Collected data:
++++++++++

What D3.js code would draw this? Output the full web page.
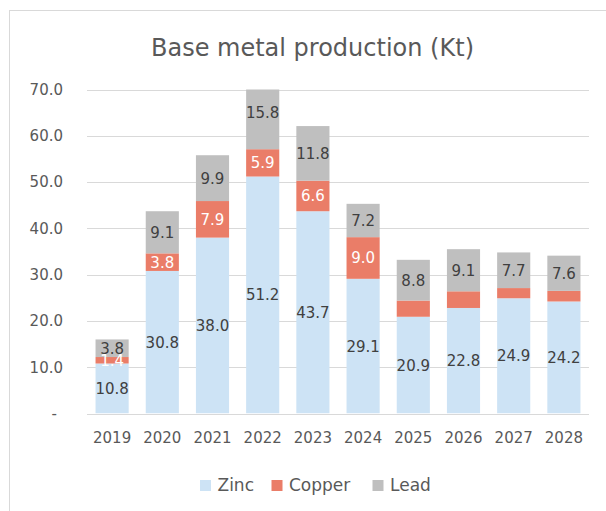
<!DOCTYPE html>
<html>
<head>
<meta charset="utf-8">
<script src="https://cdn.jsdelivr.net/npm/d3@7"></script>
<style>
  body { margin: 0; background: #fff; }
  svg { font-family: "DejaVu Sans", sans-serif; }
</style>
</head>
<body>
<div id="chart"></div>
<script>
const years = ["2019", "2020", "2021", "2022", "2023", "2024", "2025", "2026", "2027", "2028"];
const zinc = [10.8, 30.8, 38.0, 51.2, 43.7, 29.1, 20.9, 22.8, 24.9, 24.2];
const copper = [1.4, 3.8, 7.9, 5.9, 6.6, 9.0, 3.5, 3.6, 2.2, 2.3];
const lead = [3.8, 9.1, 9.9, 15.8, 11.8, 7.2, 8.8, 9.1, 7.7, 7.6];
// copper labels are not shown on the last four bars
const copperLabelYears = ["2019", "2020", "2021", "2022", "2023", "2024"];
const yTicks = [0, 10, 20, 30, 40, 50, 60, 70];

const series = [
  { name: "Zinc", values: zinc, color: "#cde3f5", text: "#404040" },
  { name: "Copper", values: copper, color: "#ea7d68", text: "#ffffff" },
  { name: "Lead", values: lead, color: "#bfbfbf", text: "#404040" }
];

const width = 606,
  height = 511;

const svg = d3
  .select("#chart")
  .append("svg")
  .attr("width", width)
  .attr("height", height);

// chart frame
svg
  .append("rect")
  .attr("x", 9.5)
  .attr("y", 10.5)
  .attr("width", 620)
  .attr("height", 520)
  .attr("fill", "#fff")
  .attr("stroke", "#d9d9d9");

svg
  .append("text")
  .attr("x", 312.5)
  .attr("y", 56)
  .attr("text-anchor", "middle")
  .attr("font-size", 24)
  .attr("fill", "#595959")
  .text("Base metal production (Kt)");

const x = d3
  .scaleBand()
  .domain(years)
  .range([87, 589])
  .paddingInner(0.34)
  .paddingOuter(0.17);

const y = d3.scaleLinear().domain([0, 70]).range([413.5, 89.5]);

// bars are cut at the axis maximum
svg
  .append("clipPath")
  .attr("id", "plot-clip")
  .append("rect")
  .attr("x", 87)
  .attr("y", y(70))
  .attr("width", 502)
  .attr("height", y(0) - y(70));

// grid lines
svg
  .append("g")
  .selectAll("line")
  .data(yTicks)
  .enter()
  .append("line")
  .attr("x1", 87)
  .attr("x2", 589)
  .attr("y1", (d) => Math.round(y(d)) + 0.5)
  .attr("y2", (d) => Math.round(y(d)) + 0.5)
  .attr("stroke", "#d9d9d9")
  .attr("stroke-width", 1);

// y axis labels
const yAxis = svg
  .append("g")
  .attr("transform", "translate(63,0)")
  .call(
    d3
      .axisLeft(y)
      .tickValues(yTicks)
      .tickSize(0)
      .tickPadding(0)
      .tickFormat((d) => (d === 0 ? "-" : d.toFixed(1)))
  );
yAxis.select(".domain").remove();
yAxis
  .selectAll("text")
  .attr("font-size", 15)
  .attr("font-family", "DejaVu Sans")
  .attr("fill", "#595959")
  .attr("dx", (d) => (d === 0 ? -6 : 0));

// stacked bars
const rows = years.map((yr, i) => {
  const r = { year: yr };
  series.forEach((s) => (r[s.name] = s.values[i]));
  return r;
});
const stack = d3.stack().keys(series.map((s) => s.name))(rows);

const layers = svg
  .append("g")
  .attr("clip-path", "url(#plot-clip)")
  .selectAll("g")
  .data(stack)
  .enter()
  .append("g")
  .attr("fill", (d, i) => series[i].color);

layers
  .selectAll("rect")
  .data((d) => d)
  .enter()
  .append("rect")
  .attr("x", (d) => x(d.data.year))
  .attr("width", x.bandwidth())
  .attr("y", (d) => y(d[1]))
  .attr("height", (d) => y(d[0]) - y(d[1]));

// data labels
stack.forEach((layer, i) => {
  const s = series[i];
  svg
    .append("g")
    .selectAll("text")
    .data(layer.filter((d) => s.name !== "Copper" || copperLabelYears.includes(d.data.year)))
    .enter()
    .append("text")
    .attr("x", (d) => x(d.data.year) + x.bandwidth() / 2)
    .attr("y", (d) => (y(d[0]) + y(d[1])) / 2)
    .attr("dy", "0.36em")
    .attr("text-anchor", "middle")
    .attr("font-size", 15)
    .attr("fill", s.text)
    .text((d) => s.values[years.indexOf(d.data.year)].toFixed(1));
});

// x axis
const xAxis = svg
  .append("g")
  .attr("transform", "translate(0,413.5)")
  .call(d3.axisBottom(x).tickSize(0).tickPadding(19));
xAxis.select(".domain").remove();
xAxis
  .selectAll("text")
  .attr("font-size", 15)
  .attr("font-family", "DejaVu Sans")
  .attr("fill", "#595959");

// legend
const legendX = [200, 271.5, 372.5];
const legend = svg
  .append("g")
  .selectAll("g")
  .data(series)
  .enter()
  .append("g")
  .attr("transform", (d, i) => `translate(${legendX[i]},480)`);
legend
  .append("rect")
  .attr("width", 11)
  .attr("height", 11)
  .attr("fill", (d) => d.color);
legend
  .append("text")
  .attr("x", 17.5)
  .attr("y", 11)
  .attr("font-size", 17)
  .attr("fill", "#595959")
  .text((d) => d.name);
</script>
</body>
</html>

++++++++++

Task directions:
Output each line exactly; omit every picture.

Answer to this exercise:
What D3.js code would draw this? Output the full web page.
<!DOCTYPE html>
<html>
<head>
<meta charset="utf-8">
<script src="https://cdn.jsdelivr.net/npm/d3@7"></script>
<style>
  body { margin: 0; background: #fff; }
  svg { font-family: "DejaVu Sans", sans-serif; }
</style>
</head>
<body>
<div id="chart"></div>
<script>
const years = ["2019", "2020", "2021", "2022", "2023", "2024", "2025", "2026", "2027", "2028"];
const zinc = [10.8, 30.8, 38.0, 51.2, 43.7, 29.1, 20.9, 22.8, 24.9, 24.2];
const copper = [1.4, 3.8, 7.9, 5.9, 6.6, 9.0, 3.5, 3.6, 2.2, 2.3];
const lead = [3.8, 9.1, 9.9, 15.8, 11.8, 7.2, 8.8, 9.1, 7.7, 7.6];
// copper labels are not shown on the last four bars
const copperLabelYears = ["2019", "2020", "2021", "2022", "2023", "2024"];
const yTicks = [0, 10, 20, 30, 40, 50, 60, 70];

const series = [
  { name: "Zinc", values: zinc, color: "#cde3f5", text: "#404040" },
  { name: "Copper", values: copper, color: "#ea7d68", text: "#ffffff" },
  { name: "Lead", values: lead, color: "#bfbfbf", text: "#404040" }
];

const width = 606,
  height = 511;

const svg = d3
  .select("#chart")
  .append("svg")
  .attr("width", width)
  .attr("height", height);

// chart frame
svg
  .append("rect")
  .attr("x", 9.5)
  .attr("y", 10.5)
  .attr("width", 620)
  .attr("height", 520)
  .attr("fill", "#fff")
  .attr("stroke", "#d9d9d9");

svg
  .append("text")
  .attr("x", 312.5)
  .attr("y", 56)
  .attr("text-anchor", "middle")
  .attr("font-size", 24)
  .attr("fill", "#595959")
  .text("Base metal production (Kt)");

const x = d3
  .scaleBand()
  .domain(years)
  .range([87, 589])
  .paddingInner(0.34)
  .paddingOuter(0.17);

const y = d3.scaleLinear().domain([0, 70]).range([413.5, 89.5]);

// bars are cut at the axis maximum
svg
  .append("clipPath")
  .attr("id", "plot-clip")
  .append("rect")
  .attr("x", 87)
  .attr("y", y(70))
  .attr("width", 502)
  .attr("height", y(0) - y(70));

// grid lines
svg
  .append("g")
  .selectAll("line")
  .data(yTicks)
  .enter()
  .append("line")
  .attr("x1", 87)
  .attr("x2", 589)
  .attr("y1", (d) => Math.round(y(d)) + 0.5)
  .attr("y2", (d) => Math.round(y(d)) + 0.5)
  .attr("stroke", "#d9d9d9")
  .attr("stroke-width", 1);

// y axis labels
const yAxis = svg
  .append("g")
  .attr("transform", "translate(63,0)")
  .call(
    d3
      .axisLeft(y)
      .tickValues(yTicks)
      .tickSize(0)
      .tickPadding(0)
      .tickFormat((d) => (d === 0 ? "-" : d.toFixed(1)))
  );
yAxis.select(".domain").remove();
yAxis
  .selectAll("text")
  .attr("font-size", 15)
  .attr("font-family", "DejaVu Sans")
  .attr("fill", "#595959")
  .attr("dx", (d) => (d === 0 ? -6 : 0));

// stacked bars
const rows = years.map((yr, i) => {
  const r = { year: yr };
  series.forEach((s) => (r[s.name] = s.values[i]));
  return r;
});
const stack = d3.stack().keys(series.map((s) => s.name))(rows);

const layers = svg
  .append("g")
  .attr("clip-path", "url(#plot-clip)")
  .selectAll("g")
  .data(stack)
  .enter()
  .append("g")
  .attr("fill", (d, i) => series[i].color);

layers
  .selectAll("rect")
  .data((d) => d)
  .enter()
  .append("rect")
  .attr("x", (d) => x(d.data.year))
  .attr("width", x.bandwidth())
  .attr("y", (d) => y(d[1]))
  .attr("height", (d) => y(d[0]) - y(d[1]));

// data labels
stack.forEach((layer, i) => {
  const s = series[i];
  svg
    .append("g")
    .selectAll("text")
    .data(layer.filter((d) => s.name !== "Copper" || copperLabelYears.includes(d.data.year)))
    .enter()
    .append("text")
    .attr("x", (d) => x(d.data.year) + x.bandwidth() / 2)
    .attr("y", (d) => (y(d[0]) + y(d[1])) / 2)
    .attr("dy", "0.36em")
    .attr("text-anchor", "middle")
    .attr("font-size", 15)
    .attr("fill", s.text)
    .text((d) => s.values[years.indexOf(d.data.year)].toFixed(1));
});

// x axis
const xAxis = svg
  .append("g")
  .attr("transform", "translate(0,413.5)")
  .call(d3.axisBottom(x).tickSize(0).tickPadding(19));
xAxis.select(".domain").remove();
xAxis
  .selectAll("text")
  .attr("font-size", 15)
  .attr("font-family", "DejaVu Sans")
  .attr("fill", "#595959");

// legend
const legendX = [200, 271.5, 372.5];
const legend = svg
  .append("g")
  .selectAll("g")
  .data(series)
  .enter()
  .append("g")
  .attr("transform", (d, i) => `translate(${legendX[i]},480)`);
legend
  .append("rect")
  .attr("width", 11)
  .attr("height", 11)
  .attr("fill", (d) => d.color);
legend
  .append("text")
  .attr("x", 17.5)
  .attr("y", 11)
  .attr("font-size", 17)
  .attr("fill", "#595959")
  .text((d) => d.name);
</script>
</body>
</html>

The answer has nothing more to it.